From the first line of the entries below through the line bearing "curve_n = [1e2, 1e3, 3e6]", write out each line exactly. Omit pictures.

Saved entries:
* start *

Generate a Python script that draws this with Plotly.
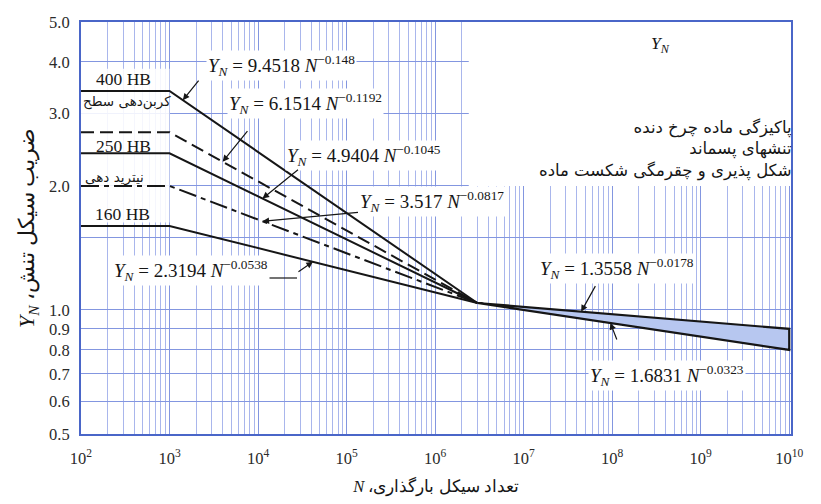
import math
import plotly.graph_objects as go

# Low-cycle curves: Y_N = a * N^(-b), capped below 10^3 cycles
curve_names = ["400 HB", "کربن‌دهی سطح", "250 HB", "نیترید دهی", "160 HB"]
curve_coef = [9.4518, 6.1514, 4.9404, 3.517, 2.3194]
curve_expo = [0.148, 0.1192, 0.1045, 0.0817, 0.0538]
curve_dash = ["solid", "13px,6px", "solid", "18px,5px,5px,5px", "solid"]
curve_n = [1e2, 1e3, 3e6]

# Long-life band (upper / lower bound)
band_coef = [1.3558, 1.6831]
band_expo = [0.0178, 0.0323]
band_n = [3e6, 1e10]

# Axis ticks
x_tick_vals = [10 ** k for k in range(2, 11)]
x_tick_text = [f"10<sup>{k}</sup>" for k in range(2, 11)]
x_minor_vals = [m * 10 ** k for k in range(2, 10) for m in range(2, 10)]
y_tick_vals = [0.5, 0.6, 0.7, 0.8, 0.9, 1.0, 1.5, 2.0, 3.0, 4.0, 5.0]
y_tick_text = ["0.5", "0.6", "0.7", "0.8", "0.9", "1.0", "", "2.0", "3.0", "4.0", "5.0"]
y2_tick_vals = [0.5, 0.6, 0.7, 0.8, 0.9, 1.0]
y2_tick_text = ["0.5", "0.6", "0.7", "0.8", "0.9", "1.0"]

SERIF = "'Liberation Serif', 'Times New Roman', serif"
FARSI = "'DejaVu Sans', sans-serif"
INK = "#161616"
FRAME = "#4a66c8"
GRID = "#8396e0"
GRID_MINOR = "#a9b6ec"

W, H = 821, 504
PL, PR, PT, PB = 81, 791, 22, 434


def fx(px):
    return (px - PL) / (PR - PL)


def fy(py):
    return (PB - py) / (PB - PT)


def power(a, b, n):
    return a * n ** (-b)


def formula(a, b):
    return f"<i>Y<sub>N</sub></i> = {a} <i>N</i><sup>\u2212{b}</sup>"


fig = go.Figure()

# Long-life band
u_a, l_a = band_coef
u_b, l_b = band_expo
band_x = [band_n[0], band_n[1], band_n[1], band_n[0]]
band_y = [power(u_a, u_b, band_n[0]), power(u_a, u_b, band_n[1]),
          power(l_a, l_b, band_n[1]), power(l_a, l_b, band_n[0])]
fig.add_trace(go.Scatter(
    x=band_x, y=band_y, mode="lines", fill="toself",
    fillcolor="#b7c7f0", line=dict(color=INK, width=2.2),
    hoverinfo="skip", showlegend=False))

# Material curves
for name, a, b, dash in zip(curve_names, curve_coef, curve_expo, curve_dash):
    y_knee = power(a, b, curve_n[1])
    ys = [y_knee, y_knee, power(a, b, curve_n[2])]
    fig.add_trace(go.Scatter(
        x=curve_n, y=ys, mode="lines", name=name,
        line=dict(color=INK, width=2, dash=dash),
        showlegend=False))

# Blank panels on the chart paper
shapes = [
    dict(type="rect", xref="x", yref="y", x0=10 ** 6.38, x1=10 ** 10.02,
         y0=2.0, y1=5.0, fillcolor="white", line=dict(width=0),
         layer="between"),
    dict(type="rect", xref="x", yref="y", x0=1e2, x1=1e3,
         y0=1.63, y1=3.85, fillcolor="white", opacity=0.88,
         line=dict(width=0), layer="between"),
    # leader under the 160 HB equation
    dict(type="line", xref="paper", yref="paper",
         x0=fx(269), x1=fx(297), y0=fy(278), y1=fy(278),
         line=dict(color=INK, width=1.2)),
]

ann = []


def text(px, py, s, size=17.5, xanchor="left", font=SERIF, align="left", bg=None):
    d = dict(x=fx(px), y=fy(py), xref="paper", yref="paper", text=s,
             showarrow=False, xanchor=xanchor, yanchor="middle", align=align,
             font=dict(family=font, size=size, color=INK))
    if bg:
        d["bgcolor"] = bg
    ann.append(d)


def arrow(n_tip, y_tip, ax, ay):
    ann.append(dict(x=math.log10(n_tip), y=math.log10(y_tip), xref="x", yref="y",
                    text="", showarrow=True, ax=ax, ay=ay,
                    arrowhead=2, arrowsize=1.1, arrowwidth=1.2, arrowcolor=INK))


# curve labels at the left
text(123, 79, curve_names[0], xanchor="center")
text(127, 101, curve_names[1], size=13.5, xanchor="center", font=FARSI)
text(123, 146, curve_names[2], xanchor="center")
text(114, 177, curve_names[3], size=13.5, xanchor="center", font=FARSI)
text(122, 214, curve_names[4], xanchor="center")

# equations
label_pos = [(206, 66), (227, 103), (285, 155), (358, 201), (112, 270)]
for (px, py), a, b in zip(label_pos, curve_coef, curve_expo):
    text(px, py, formula(a, b), size=19, bg="white")
text(538, 268, formula(band_coef[0], band_expo[0]), size=19, bg="white")
text(588, 375, formula(band_coef[1], band_expo[1]), size=19, bg="white")

# arrows pointing at each curve
arrow_n = [10 ** 3.15, 10 ** 3.6, 10 ** 4.05, 10 ** 4.05, 10 ** 4.62]
arrow_off = [(17, -21), (26, -32), (37, -30), (97, -9), (-16, 11)]
for n_tip, a, b, (ax, ay) in zip(arrow_n, curve_coef, curve_expo, arrow_off):
    arrow(n_tip, power(a, b, n_tip), ax, ay)
arrow(10 ** 7.65, power(band_coef[0], band_expo[0], 10 ** 7.65), 15, -27)
arrow(10 ** 7.98, power(band_coef[1], band_expo[1], 10 ** 7.98), 7, 18)

# panel heading and notes
text(660, 45, "<i>Y<sub>N</sub></i>", xanchor="center")
text(794, 149, "پاکیزگی ماده چرخ دنده<br>تنشهای پسماند<br>شکل پذیری و چقرمگی شکست ماده",
     size=16.5, xanchor="right", font=FARSI, align="right")

fig.update_layout(
    width=W, height=H,
    margin=dict(l=PL, r=W - PR, t=PT, b=H - PB),
    paper_bgcolor="white", plot_bgcolor="white",
    shapes=shapes, annotations=ann,
    xaxis=dict(
        type="log", range=[2, 10.02],
        tickmode="array", tickvals=x_tick_vals, ticktext=x_tick_text,
        ticks="", ticklabelstandoff=8,
        tickfont=dict(family=SERIF, size=16.5, color="#2a2a2a"),
        showgrid=True, gridcolor=GRID, gridwidth=1,
        minor=dict(tickmode="array", tickvals=x_minor_vals, showgrid=True,
                   gridcolor=GRID_MINOR, gridwidth=1, ticks=""),
        showline=True, linecolor=FRAME, linewidth=2, mirror=True,
        zeroline=False,
        title=dict(text="<i>N</i> ،تعداد سیکل بارگذاری", standoff=14,
                   font=dict(family=SERIF, size=16.5, color=INK)),
    ),
    yaxis=dict(
        type="log", range=[math.log10(0.5), math.log10(5.0)],
        tickmode="array", tickvals=y_tick_vals, ticktext=y_tick_text,
        ticks="", ticklabelstandoff=6,
        tickfont=dict(family=SERIF, size=16.5, color="#2a2a2a"),
        showgrid=True, gridcolor=GRID, gridwidth=1,
        showline=True, linecolor=FRAME, linewidth=2, mirror=True,
        zeroline=False, layer="below traces",
        title=dict(text="<i>Y<sub>N</sub></i> ،ضریب سیکل تنش", standoff=8,
                   font=dict(family=SERIF, size=22, color=INK)),
    ),
    yaxis2=dict(
        type="log", range=[math.log10(0.5), math.log10(5.0)],
        overlaying="y", side="right", anchor="x",
        tickmode="array", tickvals=y2_tick_vals, ticktext=y2_tick_text,
        ticks="", ticklabelstandoff=3, showgrid=False, showline=False,
        zeroline=False,
        tickfont=dict(family=SERIF, size=16.5, color="#2a2a2a"),
    ),
)

fig.write_html("out.html")
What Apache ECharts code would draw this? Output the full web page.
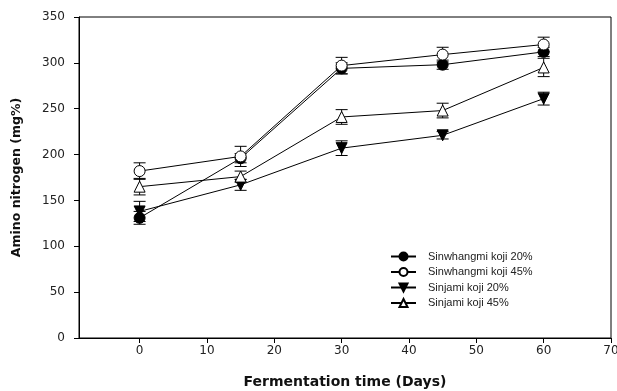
<!DOCTYPE html>
<html>
<head>
<meta charset="utf-8">
<script src="https://cdn.jsdelivr.net/npm/echarts@6/dist/echarts.min.js"></script>
<style>
  html, body { margin: 0; padding: 0; background: #fff; }
  #show_picture { width: 617px; height: 391px; }
</style>
</head>
<body>
<div id="show_picture"></div>
<script>
// fermentation days
const days = [0, 15, 30, 45, 60];

// amino nitrogen (mg%) and error (+/-)
const sw20 = [131, 196, 294, 298, 312];
const sw20Err = [7, 5, 6, 5, 5];
const sw45 = [182, 198, 297, 309, 320];
const sw45Err = [9, 11, 9, 8, 8];
const sj20 = [138, 167, 207, 221, 261];
const sj20Err = [11, 6, 8, 4, 7];
const sj45 = [165, 176, 241, 248, 295];
const sj45Err = [9, 6, 8, 8, 10];

const xTicks = [0, 10, 20, 30, 40, 50, 60, 70];

const names = ['Sinwhangmi koji 20%', 'Sinwhangmi koji 45%', 'Sinjami koji 20%', 'Sinjami koji 45%'];

function pairs(ys) {
    return days.map((d, i) => [d, ys[i]]);
}

function errData(ys, es) {
    return days.map((d, i) => [d, ys[i] - es[i], ys[i] + es[i]]);
}

function renderErr(params, api) {
    let x = api.value(0);
    let lo = api.coord([x, api.value(1)]);
    let hi = api.coord([x, api.value(2)]);
    let w = 6;
    let st = { stroke: '#000', lineWidth: 1 };
    return {
        type: 'group',
        children: [
            { type: 'line', shape: { x1: lo[0], y1: lo[1], x2: hi[0], y2: hi[1] }, style: st },
            { type: 'line', shape: { x1: lo[0] - w, y1: lo[1], x2: lo[0] + w, y2: lo[1] }, style: st },
            { type: 'line', shape: { x1: hi[0] - w, y1: hi[1], x2: hi[0] + w, y2: hi[1] }, style: st }
        ]
    };
}

function lineSeries(name, ys, symbol, filled, rotate) {
    return {
        name: name,
        type: 'line',
        data: pairs(ys),
        symbol: symbol,
        symbolSize: 11,
        symbolRotate: rotate || 0,
        z: 3,
        lineStyle: { color: '#000', width: 1 },
        itemStyle: filled
            ? { color: '#000', borderColor: '#000', borderWidth: 1 }
            : { color: '#fff', borderColor: '#000', borderWidth: 1 }
    };
}

function errSeries(ys, es) {
    return {
        type: 'custom',
        data: errData(ys, es),
        renderItem: renderErr,
        z: 2,
        silent: true
    };
}

let myChart = echarts.init(document.getElementById('show_picture'));

let option = {
    animation: false,
    backgroundColor: '#fff',
    grid: {
        left: 79, right: 6, top: 17, bottom: 53,
        outerBoundsMode: 'none',
        containLabel: false,
        show: true, borderColor: '#000', borderWidth: 1
    },
    legend: {
        data: names,
        orient: 'vertical',
        left: 385,
        top: 246,
        itemWidth: 25,
        itemHeight: 10,
        itemGap: 4.5,
        textStyle: {
            fontFamily: 'Liberation Sans',
            fontSize: 11,
            lineHeight: 10,
            color: '#222',
            padding: [0, 0, 0, 7]
        }
    },
    xAxis: {
        type: 'value',
        min: -9,
        max: 70,
        name: 'Fermentation time (Days)',
        nameLocation: 'middle',
        nameGap: 37,
        nameTextStyle: {
            fontFamily: 'DejaVu Sans',
            fontWeight: 'bold',
            fontSize: 14,
            color: '#111'
        },
        axisLine: { onZero: false, lineStyle: { color: '#000', width: 1 } },
        axisTick: { show: true, length: 5, customValues: xTicks, lineStyle: { color: '#000' } },
        axisLabel: {
            customValues: xTicks,
            margin: 7,
            fontFamily: 'DejaVu Sans',
            fontSize: 12,
            color: '#222'
        },
        splitLine: { show: false }
    },
    yAxis: {
        type: 'value',
        min: 0,
        max: 350,
        interval: 50,
        name: 'Amino nitrogen (mg%)',
        nameLocation: 'middle',
        nameGap: 56,
        nameTextStyle: {
            fontFamily: 'DejaVu Sans',
            fontWeight: 'bold',
            fontSize: 12.5,
            color: '#111'
        },
        axisLine: { show: true, onZero: false, lineStyle: { color: '#000', width: 1 } },
        axisTick: { show: true, length: 5, lineStyle: { color: '#000' } },
        axisLabel: {
            margin: 14,
            fontFamily: 'DejaVu Sans',
            fontSize: 12,
            color: '#222'
        },
        splitLine: { show: false }
    },
    series: [
        errSeries(sw20, sw20Err),
        errSeries(sw45, sw45Err),
        errSeries(sj20, sj20Err),
        errSeries(sj45, sj45Err),
        lineSeries(names[0], sw20, 'circle', true),
        lineSeries(names[1], sw45, 'circle', false),
        lineSeries(names[2], sj20, 'triangle', true, 180),
        lineSeries(names[3], sj45, 'triangle', false)
    ]
};

option && myChart.setOption(option);
</script>
</body>
</html>
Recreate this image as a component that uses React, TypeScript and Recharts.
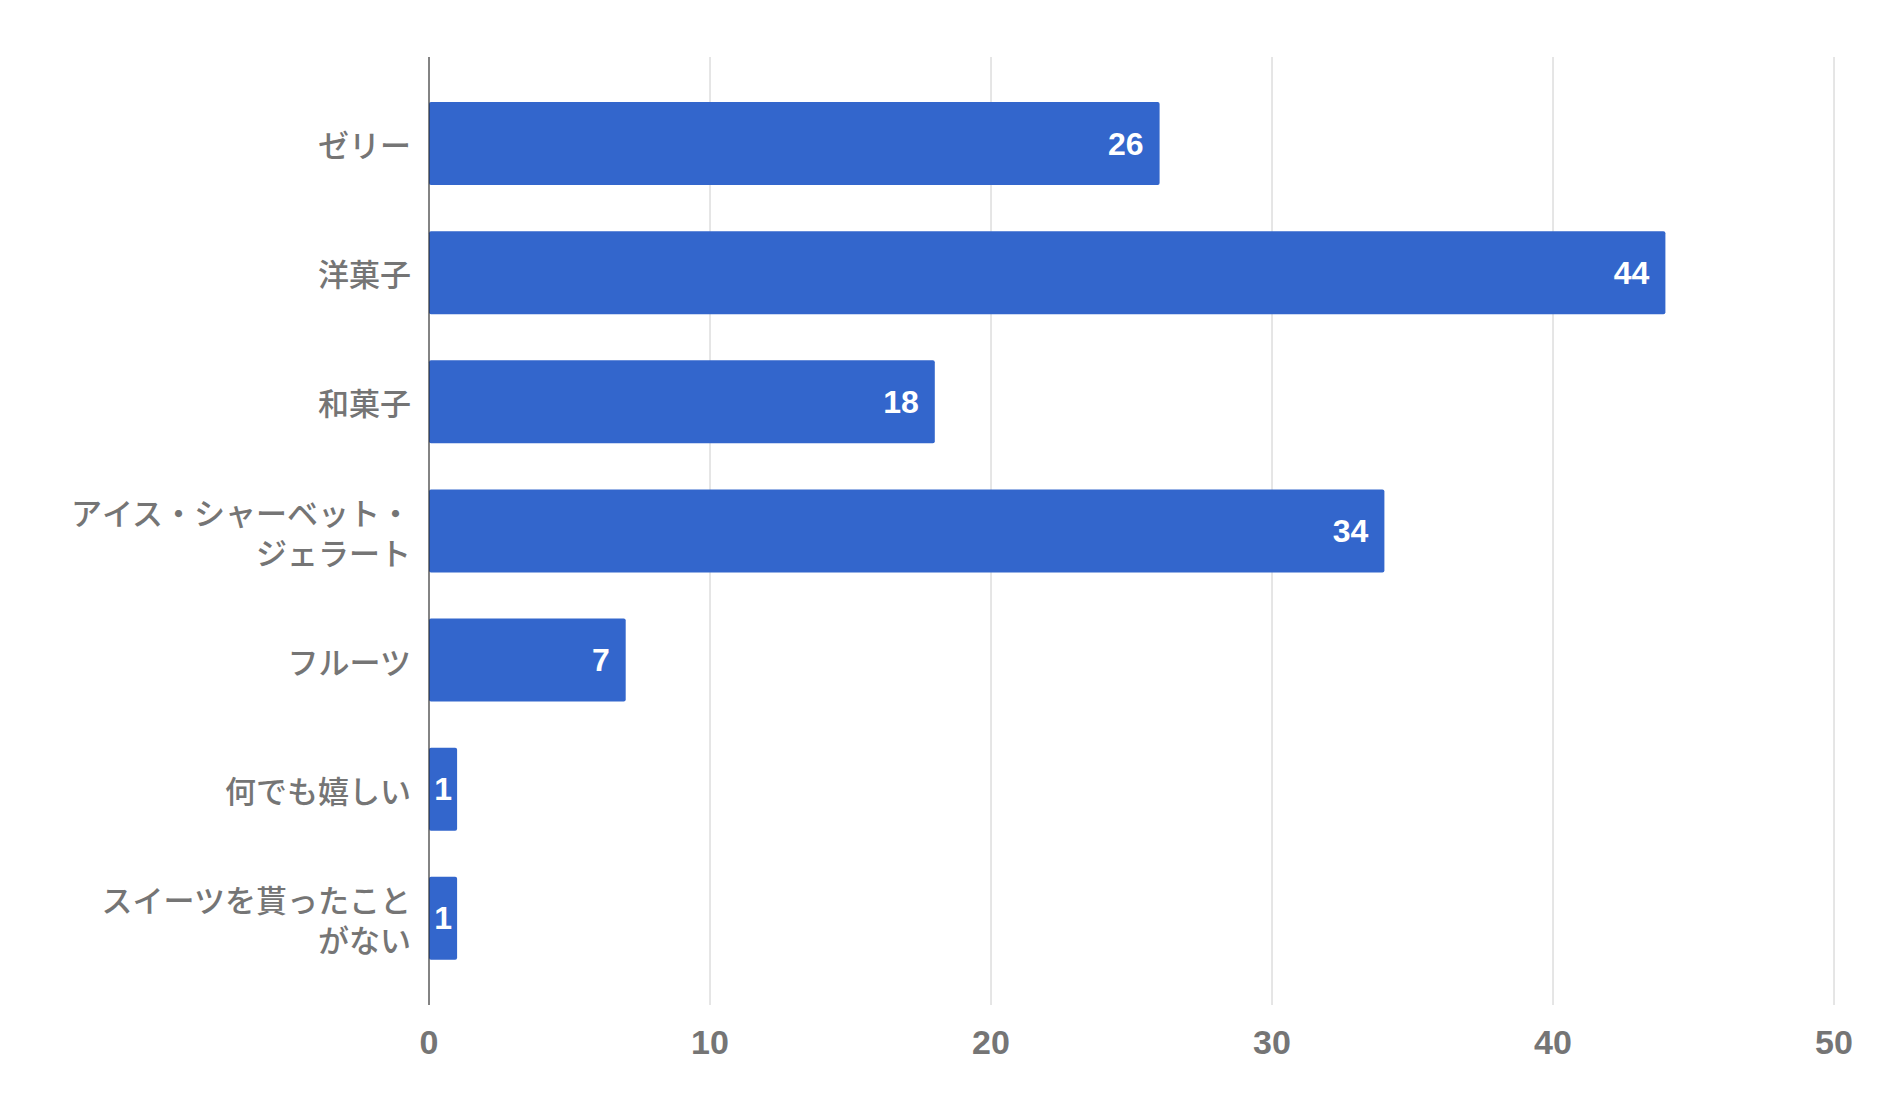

* end *

**Written answer:**
Generate a Python script that draws this with Plotly.
import math
import plotly.graph_objects as go

# Low-cycle curves: Y_N = a * N^(-b), capped below 10^3 cycles
curve_names = ["400 HB", "کربن‌دهی سطح", "250 HB", "نیترید دهی", "160 HB"]
curve_coef = [9.4518, 6.1514, 4.9404, 3.517, 2.3194]
curve_expo = [0.148, 0.1192, 0.1045, 0.0817, 0.0538]
curve_dash = ["solid", "13px,6px", "solid", "18px,5px,5px,5px", "solid"]
curve_n = [1e2, 1e3, 3e6]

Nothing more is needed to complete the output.